**Data provided**
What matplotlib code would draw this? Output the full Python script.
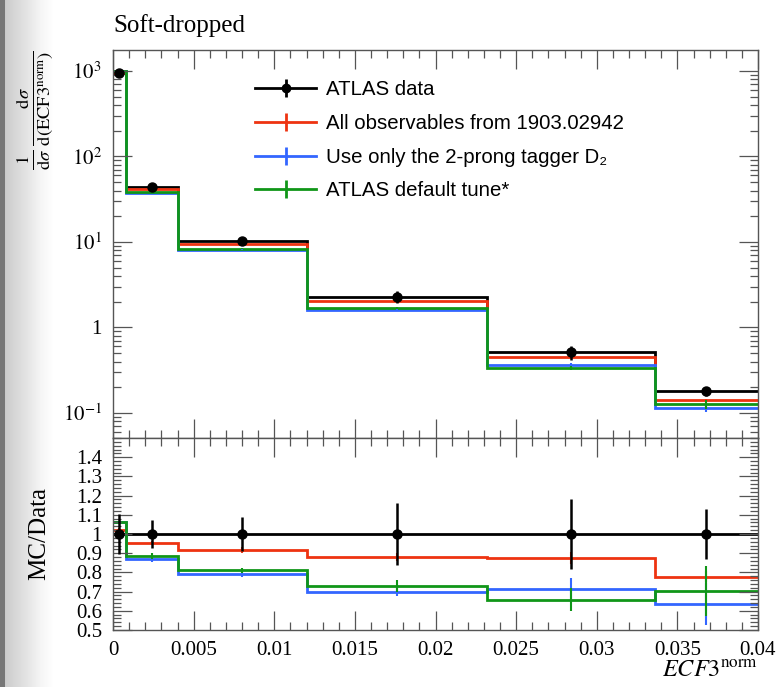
import matplotlib
matplotlib.use('Agg')
import matplotlib.pyplot as plt
import numpy as np
from matplotlib.lines import Line2D
from matplotlib.legend_handler import HandlerTuple
from matplotlib.ticker import MultipleLocator, FixedLocator, FuncFormatter, LogLocator, NullFormatter

plt.rcParams['font.family'] = ['Liberation Serif', 'DejaVu Serif']
plt.rcParams['mathtext.fontset'] = 'stix'

# binning and values
edges = [0, 0.0008, 0.004, 0.012, 0.0232, 0.0336, 0.04]
data = [940, 43.4, 10.3, 2.3, 0.514, 0.18]
data_err = [0.105, 0.075, 0.09, 0.16, 0.18, 0.13]   # relative

ratio_red = [1.02, 0.955, 0.915, 0.88, 0.875, 0.778]
ratio_blue = [1.06, 0.87, 0.79, 0.70, 0.712, 0.635]
ratio_green = [1.06, 0.885, 0.81, 0.73, 0.658, 0.702]
err_red = [0.01, 0.01, 0.015, 0.02, 0.03, 0.03]
err_blue = [0.01, 0.015, 0.015, 0.025, 0.06, 0.11]
err_green = [0.01, 0.015, 0.015, 0.03, 0.06, 0.13]

labels = ["ATLAS data",
          "All observables from 1903.02942",
          "Use only the 2-prong tagger D\u2082",
          "ATLAS default tune*"]
colors = ['black', '#EE3311', '#3366FF', '#109618']

ratio_ticks = [0.5, 0.6, 0.7, 0.8, 0.9, 1.0, 1.1, 1.2, 1.3, 1.4]

edges = np.array(edges)
centers = 0.5 * (edges[1:] + edges[:-1])
data = np.array(data)

W, H = 779, 687
fig = plt.figure(figsize=(W / 100, H / 100), dpi=100)

# grey shadow strip on the left edge of the screenshot
bg = fig.add_axes([0, 0, 60 / W, 1], zorder=-5)
px = np.arange(60)
shade = np.where(px < 5, 0.47, np.interp(px, [5, 25, 40, 52], [0.80, 0.89, 0.965, 1.0]))
bg.imshow(np.repeat(shade[None, :, None], 3, axis=2), aspect='auto', extent=(0, 1, 0, 1))
bg.axis('off')

ax1 = fig.add_axes([113 / W, 1 - 438 / H, 645 / W, 388 / H])
ax2 = fig.add_axes([113 / W, 1 - 630 / H, 645 / W, 192 / H])

mc = [(ratio_red, err_red), (ratio_blue, err_blue), (ratio_green, err_green)]

# main panel
ax1.stairs(data, edges, baseline=None, color='black', lw=2)
for (r, e), c in zip(mc, colors[1:]):
    vals = data * np.array(r)
    ax1.stairs(vals, edges, baseline=None, color=c, lw=2)
    ax1.errorbar(centers, vals, yerr=vals * np.array(e), fmt='none', ecolor=c, elinewidth=1.5)
ax1.errorbar(centers, data, yerr=data * np.array(data_err), fmt='o', color='black',
             ms=6.5, elinewidth=1.8, zorder=5)
ax1.set_yscale('log')
ax1.set_ylim(0.051, 1760)
ax1.yaxis.set_major_locator(LogLocator(base=10, numticks=20))
ax1.yaxis.set_minor_locator(LogLocator(base=10, subs=np.arange(2, 10), numticks=20))
ax1.yaxis.set_minor_formatter(NullFormatter())
ax1.yaxis.set_major_formatter(FuncFormatter(
    lambda v, p: '1' if abs(v - 1) < 1e-9 else r'$10^{%d}$' % round(np.log10(v))))

# ratio panel
ax2.stairs(np.ones(len(data)), edges, baseline=None, color='black', lw=2)
for (r, e), c in zip(mc, colors[1:]):
    ax2.stairs(r, edges, baseline=None, color=c, lw=2)
    ax2.errorbar(centers, r, yerr=e, fmt='none', ecolor=c, elinewidth=1.5)
ax2.errorbar(centers, np.ones(len(data)), yerr=data_err, fmt='o', color='black',
             ms=6.5, elinewidth=1.8, zorder=5)
ax2.set_ylim(0.5, 1.5)
ax2.yaxis.set_major_locator(FixedLocator(ratio_ticks))
ax2.yaxis.set_minor_locator(MultipleLocator(0.02))
ax2.yaxis.set_major_formatter(FuncFormatter(
    lambda v, p: '1' if abs(v - 1) < 1e-9 else '%.1f' % v))

for ax in (ax1, ax2):
    ax.set_xlim(0, 0.04)
    ax.xaxis.set_major_locator(MultipleLocator(0.005))
    ax.xaxis.set_minor_locator(MultipleLocator(0.001))
    ax.tick_params(which='both', direction='in', top=True, right=True,
                   color='#555555', width=0.9, labelsize=15, pad=8)
    ax.tick_params(which='major', length=14)
    ax.tick_params(which='minor', length=6)
    for s in ax.spines.values():
        s.set_color('#555555')
        s.set_linewidth(1.0)

ax1.tick_params(labelbottom=False)
ax2.xaxis.set_major_formatter(FuncFormatter(lambda v, p: '0' if abs(v) < 1e-12 else '%g' % v))

# legend
handles = []
for i, c in enumerate(colors):
    parts = [Line2D([], [], color=c, lw=2),
             Line2D([], [], color=c, marker='|', ms=13, mew=2, ls='none')]
    if i == 0:
        parts.append(Line2D([], [], color=c, marker='o', ms=6, ls='none'))
    handles.append(tuple(parts))
ax1.legend(handles, labels, handler_map={tuple: HandlerTuple(ndivide=1)},
           loc='upper left', bbox_to_anchor=(0.22, 0.922), borderaxespad=0,
           borderpad=0, frameon=False, handlelength=3.0, handletextpad=0.5,
           labelspacing=0.72, prop={'family': ['Liberation Sans', 'DejaVu Sans'], 'size': 14.7})

fig.text(113 / W, 1 - 32 / H, 'Soft-dropped', ha='left', va='baseline', fontsize=18)
fig.text(35 / W, 1 - 50 / H,
         r'$\frac{1}{\mathrm{d}\sigma}\,\frac{\mathrm{d}\sigma}{\mathrm{d}(\mathrm{ECF3}^{\mathrm{norm}})}$',
         rotation=90, ha='center', va='top', fontsize=19)
fig.text(39 / W, 1 - 534 / H, 'MC/Data', rotation=90, ha='center', va='center', fontsize=18)
fig.text(758 / W, 1 - 677 / H, r'$ECF3^{\mathrm{norm}}$', ha='right', va='baseline', fontsize=17.5)

fig.savefig('out.png', dpi=100)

**The request**
Only the lines from the top of the data through the line with "from matplotlib.ticker import" should be quoted, exactly and with both ends kept; skip the pictures.

**Solution to this task**
What matplotlib code would draw this? Output the full Python script.
import matplotlib
matplotlib.use('Agg')
import matplotlib.pyplot as plt
import numpy as np
from matplotlib.lines import Line2D
from matplotlib.legend_handler import HandlerTuple
from matplotlib.ticker import MultipleLocator, FixedLocator, FuncFormatter, LogLocator, NullFormatter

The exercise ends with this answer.